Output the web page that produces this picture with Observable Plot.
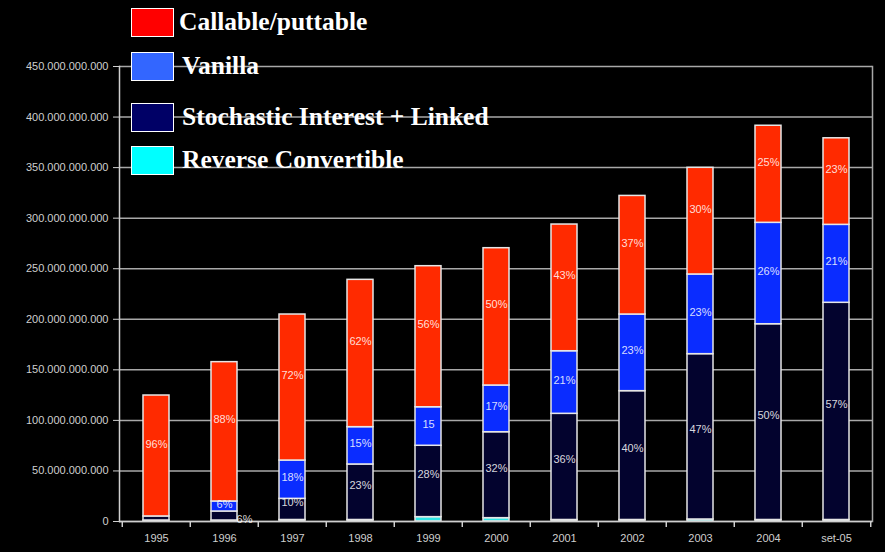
<!DOCTYPE html>
<html>
<head>
<meta charset="utf-8">
<script src="https://cdn.jsdelivr.net/npm/d3@7"></script>
<script src="https://cdn.jsdelivr.net/npm/@observablehq/plot@0.6"></script>
<style>
  html, body { margin: 0; padding: 0; background: #000; }
  #wrap { position: relative; width: 885px; height: 552px; background: #000; overflow: hidden; }
  #legend { position: absolute; left: 0; top: 0; }
  .item { position: absolute; left: 131px; display: flex; align-items: center; }
  .sw { width: 41px; height: 27px; border: 1px solid #fff; }
  .lab { font-family: "Liberation Serif", "Times New Roman", serif; font-weight: bold; font-size: 25.5px; color: #fff; margin-left: 5px; white-space: nowrap; }
</style>
</head>
<body>
<div id="wrap"><div id="chart"></div><div id="legend"></div></div>
<script>
// Categories (years)
const years = ["1995","1996","1997","1998","1999","2000","2001","2002","2003","2004","set-05"];
// Series values, in billions (1e9)
const reverseConvertible = [1, 1, 1.5, 1.5, 4.3, 3.3, 1.5, 1.5, 2, 1.5, 1.5];
const stochasticLinked   = [4, 8.9, 20.9, 54.9, 70.6, 85, 105, 127.4, 163.5, 193.6, 214.8];
const vanilla            = [0, 9.9, 37.9, 36.9, 38.1, 46.2, 61.9, 75.8, 78.8, 100.3, 77.1];
const callablePuttable   = [119.6, 137.8, 144.4, 145.7, 139.5, 135.8, 125.3, 117.3, 105.5, 96, 85.6];
// Data labels shown on the segments
const stochLabels    = ["", "6%", "10%", "23%", "28%", "32%", "36%", "40%", "47%", "50%", "57%"];
const vanillaLabels  = ["", "6%", "18%", "15%", "15", "17%", "21%", "23%", "23%", "26%", "21%"];
const callableLabels = ["96%", "88%", "72%", "62%", "56%", "50%", "43%", "37%", "30%", "25%", "23%"];
// Series names and colours
const seriesNames = ["Reverse Convertible", "Stochastic Interest + Linked", "Vanilla", "Callable/puttable"];
const barColors    = ["#2ee6e6", "#03032e", "#0a2cff", "#ff2a00"];
const legendColors = ["#00ffff", "#000066", "#3366ff", "#ff0000"];
// Y tick values, in billions
const yTicks = [0, 50, 100, 150, 200, 250, 300, 350, 400, 450];

const seriesValues = [reverseConvertible, stochasticLinked, vanilla, callablePuttable];
const seriesLabels = [years.map(() => ""), stochLabels, vanillaLabels, callableLabels];

const table = [];
seriesNames.forEach((s, si) => {
  years.forEach((y, i) => {
    table.push({year: y, series: s, value: seriesValues[si][i], label: seriesLabels[si][i]});
  });
});

const W = 885, H = 552, mL = 119, mR = 13, mT = 66, mB = 31;
const step = (W - mL - mR) / years.length;
const fmt = d => d3.format(",")(d * 1e9).replace(/,/g, ".");

const stack = opts => Plot.stackY({x: "year", y: "value", z: "series", ...opts});

const labelMark = (test, dy, dx = 0) =>
  Plot.text(table, stack({
    text: d => (test(d) ? d.label : ""),
    fill: "#fff", fillOpacity: 0.85, fontSize: 11,
    fontFamily: "Liberation Sans, Arial, sans-serif", dy, dx
  }));

const STO = "Stochastic Interest + Linked";

const chart = Plot.plot({
  width: W, height: H,
  marginLeft: mL, marginRight: mR, marginTop: mT, marginBottom: mB,
  style: {background: "#000", color: "#ccc", fontFamily: "Liberation Sans, Arial, sans-serif", fontSize: "11px"},
  x: {domain: years, paddingInner: 0.62, paddingOuter: 0.31, label: null},
  y: {domain: [0, 450], label: null},
  color: {domain: seriesNames, range: barColors},
  marks: [
    Plot.gridY(yTicks, {stroke: "#a8a8a8", strokeOpacity: 1, strokeWidth: 1.5}),
    Plot.frame({anchor: "right", stroke: "#a8a8a8", strokeWidth: 1.5}),
    Plot.barY(table, stack({fill: "series", stroke: "#e6e6e6", strokeWidth: 1.5})),
    Plot.frame({anchor: "left", stroke: "#cfcfcf", strokeWidth: 1.5}),
    Plot.ruleY([0], {stroke: "#cfcfcf", strokeWidth: 1.5}),
    // category boundary ticks on the x axis
    Plot.ruleX(years, {x: d => d, dx: -step / 2, y1: 0, y2: 0, insetBottom: -6, stroke: "#cfcfcf", strokeWidth: 1.5}),
    Plot.ruleX(years.slice(-1), {x: d => d, dx: step / 2, y1: 0, y2: 0, insetBottom: -6, stroke: "#cfcfcf", strokeWidth: 1.5}),
    Plot.axisY(yTicks, {tickSize: 6, tickPadding: 5, tickFormat: fmt, stroke: "#cfcfcf", fill: "#cfcfcf", label: null}),
    Plot.axisX({tickSize: 0, tickPadding: 13, fill: "#cfcfcf", label: null}),
    labelMark(d => d.series === "Callable/puttable", -12),
    labelMark(d => d.series === "Vanilla", -2),
    labelMark(d => d.series === STO && d.year !== "1996", -7),
    labelMark(d => d.series === STO && d.year === "1996", 3, 20)
  ]
});
document.getElementById("chart").appendChild(chart);

// Legend (top to bottom order as in the reference)
const legendOrder = [3, 2, 1, 0];
const legendTops = [7, 51, 102, 145];
const legend = document.getElementById("legend");
legendOrder.forEach((si, k) => {
  const item = document.createElement("div");
  item.className = "item";
  item.style.top = legendTops[k] + "px";
  const sw = document.createElement("div");
  sw.className = "sw";
  sw.style.background = legendColors[si];
  const lab = document.createElement("div");
  lab.className = "lab";
  lab.textContent = seriesNames[si];
  if (k > 0) lab.style.marginLeft = "8px";
  item.appendChild(sw);
  item.appendChild(lab);
  legend.appendChild(item);
});
</script>
</body>
</html>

### [Given problem]
Reproduce the material in its entirety and word for word, without the pictures.

### [Exercise answer]
Output the web page that produces this picture with Observable Plot.
<!DOCTYPE html>
<html>
<head>
<meta charset="utf-8">
<script src="https://cdn.jsdelivr.net/npm/d3@7"></script>
<script src="https://cdn.jsdelivr.net/npm/@observablehq/plot@0.6"></script>
<style>
  html, body { margin: 0; padding: 0; background: #000; }
  #wrap { position: relative; width: 885px; height: 552px; background: #000; overflow: hidden; }
  #legend { position: absolute; left: 0; top: 0; }
  .item { position: absolute; left: 131px; display: flex; align-items: center; }
  .sw { width: 41px; height: 27px; border: 1px solid #fff; }
  .lab { font-family: "Liberation Serif", "Times New Roman", serif; font-weight: bold; font-size: 25.5px; color: #fff; margin-left: 5px; white-space: nowrap; }
</style>
</head>
<body>
<div id="wrap"><div id="chart"></div><div id="legend"></div></div>
<script>
// Categories (years)
const years = ["1995","1996","1997","1998","1999","2000","2001","2002","2003","2004","set-05"];
// Series values, in billions (1e9)
const reverseConvertible = [1, 1, 1.5, 1.5, 4.3, 3.3, 1.5, 1.5, 2, 1.5, 1.5];
const stochasticLinked   = [4, 8.9, 20.9, 54.9, 70.6, 85, 105, 127.4, 163.5, 193.6, 214.8];
const vanilla            = [0, 9.9, 37.9, 36.9, 38.1, 46.2, 61.9, 75.8, 78.8, 100.3, 77.1];
const callablePuttable   = [119.6, 137.8, 144.4, 145.7, 139.5, 135.8, 125.3, 117.3, 105.5, 96, 85.6];
// Data labels shown on the segments
const stochLabels    = ["", "6%", "10%", "23%", "28%", "32%", "36%", "40%", "47%", "50%", "57%"];
const vanillaLabels  = ["", "6%", "18%", "15%", "15", "17%", "21%", "23%", "23%", "26%", "21%"];
const callableLabels = ["96%", "88%", "72%", "62%", "56%", "50%", "43%", "37%", "30%", "25%", "23%"];
// Series names and colours
const seriesNames = ["Reverse Convertible", "Stochastic Interest + Linked", "Vanilla", "Callable/puttable"];
const barColors    = ["#2ee6e6", "#03032e", "#0a2cff", "#ff2a00"];
const legendColors = ["#00ffff", "#000066", "#3366ff", "#ff0000"];
// Y tick values, in billions
const yTicks = [0, 50, 100, 150, 200, 250, 300, 350, 400, 450];

const seriesValues = [reverseConvertible, stochasticLinked, vanilla, callablePuttable];
const seriesLabels = [years.map(() => ""), stochLabels, vanillaLabels, callableLabels];

const table = [];
seriesNames.forEach((s, si) => {
  years.forEach((y, i) => {
    table.push({year: y, series: s, value: seriesValues[si][i], label: seriesLabels[si][i]});
  });
});

const W = 885, H = 552, mL = 119, mR = 13, mT = 66, mB = 31;
const step = (W - mL - mR) / years.length;
const fmt = d => d3.format(",")(d * 1e9).replace(/,/g, ".");

const stack = opts => Plot.stackY({x: "year", y: "value", z: "series", ...opts});

const labelMark = (test, dy, dx = 0) =>
  Plot.text(table, stack({
    text: d => (test(d) ? d.label : ""),
    fill: "#fff", fillOpacity: 0.85, fontSize: 11,
    fontFamily: "Liberation Sans, Arial, sans-serif", dy, dx
  }));

const STO = "Stochastic Interest + Linked";

const chart = Plot.plot({
  width: W, height: H,
  marginLeft: mL, marginRight: mR, marginTop: mT, marginBottom: mB,
  style: {background: "#000", color: "#ccc", fontFamily: "Liberation Sans, Arial, sans-serif", fontSize: "11px"},
  x: {domain: years, paddingInner: 0.62, paddingOuter: 0.31, label: null},
  y: {domain: [0, 450], label: null},
  color: {domain: seriesNames, range: barColors},
  marks: [
    Plot.gridY(yTicks, {stroke: "#a8a8a8", strokeOpacity: 1, strokeWidth: 1.5}),
    Plot.frame({anchor: "right", stroke: "#a8a8a8", strokeWidth: 1.5}),
    Plot.barY(table, stack({fill: "series", stroke: "#e6e6e6", strokeWidth: 1.5})),
    Plot.frame({anchor: "left", stroke: "#cfcfcf", strokeWidth: 1.5}),
    Plot.ruleY([0], {stroke: "#cfcfcf", strokeWidth: 1.5}),
    // category boundary ticks on the x axis
    Plot.ruleX(years, {x: d => d, dx: -step / 2, y1: 0, y2: 0, insetBottom: -6, stroke: "#cfcfcf", strokeWidth: 1.5}),
    Plot.ruleX(years.slice(-1), {x: d => d, dx: step / 2, y1: 0, y2: 0, insetBottom: -6, stroke: "#cfcfcf", strokeWidth: 1.5}),
    Plot.axisY(yTicks, {tickSize: 6, tickPadding: 5, tickFormat: fmt, stroke: "#cfcfcf", fill: "#cfcfcf", label: null}),
    Plot.axisX({tickSize: 0, tickPadding: 13, fill: "#cfcfcf", label: null}),
    labelMark(d => d.series === "Callable/puttable", -12),
    labelMark(d => d.series === "Vanilla", -2),
    labelMark(d => d.series === STO && d.year !== "1996", -7),
    labelMark(d => d.series === STO && d.year === "1996", 3, 20)
  ]
});
document.getElementById("chart").appendChild(chart);

// Legend (top to bottom order as in the reference)
const legendOrder = [3, 2, 1, 0];
const legendTops = [7, 51, 102, 145];
const legend = document.getElementById("legend");
legendOrder.forEach((si, k) => {
  const item = document.createElement("div");
  item.className = "item";
  item.style.top = legendTops[k] + "px";
  const sw = document.createElement("div");
  sw.className = "sw";
  sw.style.background = legendColors[si];
  const lab = document.createElement("div");
  lab.className = "lab";
  lab.textContent = seriesNames[si];
  if (k > 0) lab.style.marginLeft = "8px";
  item.appendChild(sw);
  item.appendChild(lab);
  legend.appendChild(item);
});
</script>
</body>
</html>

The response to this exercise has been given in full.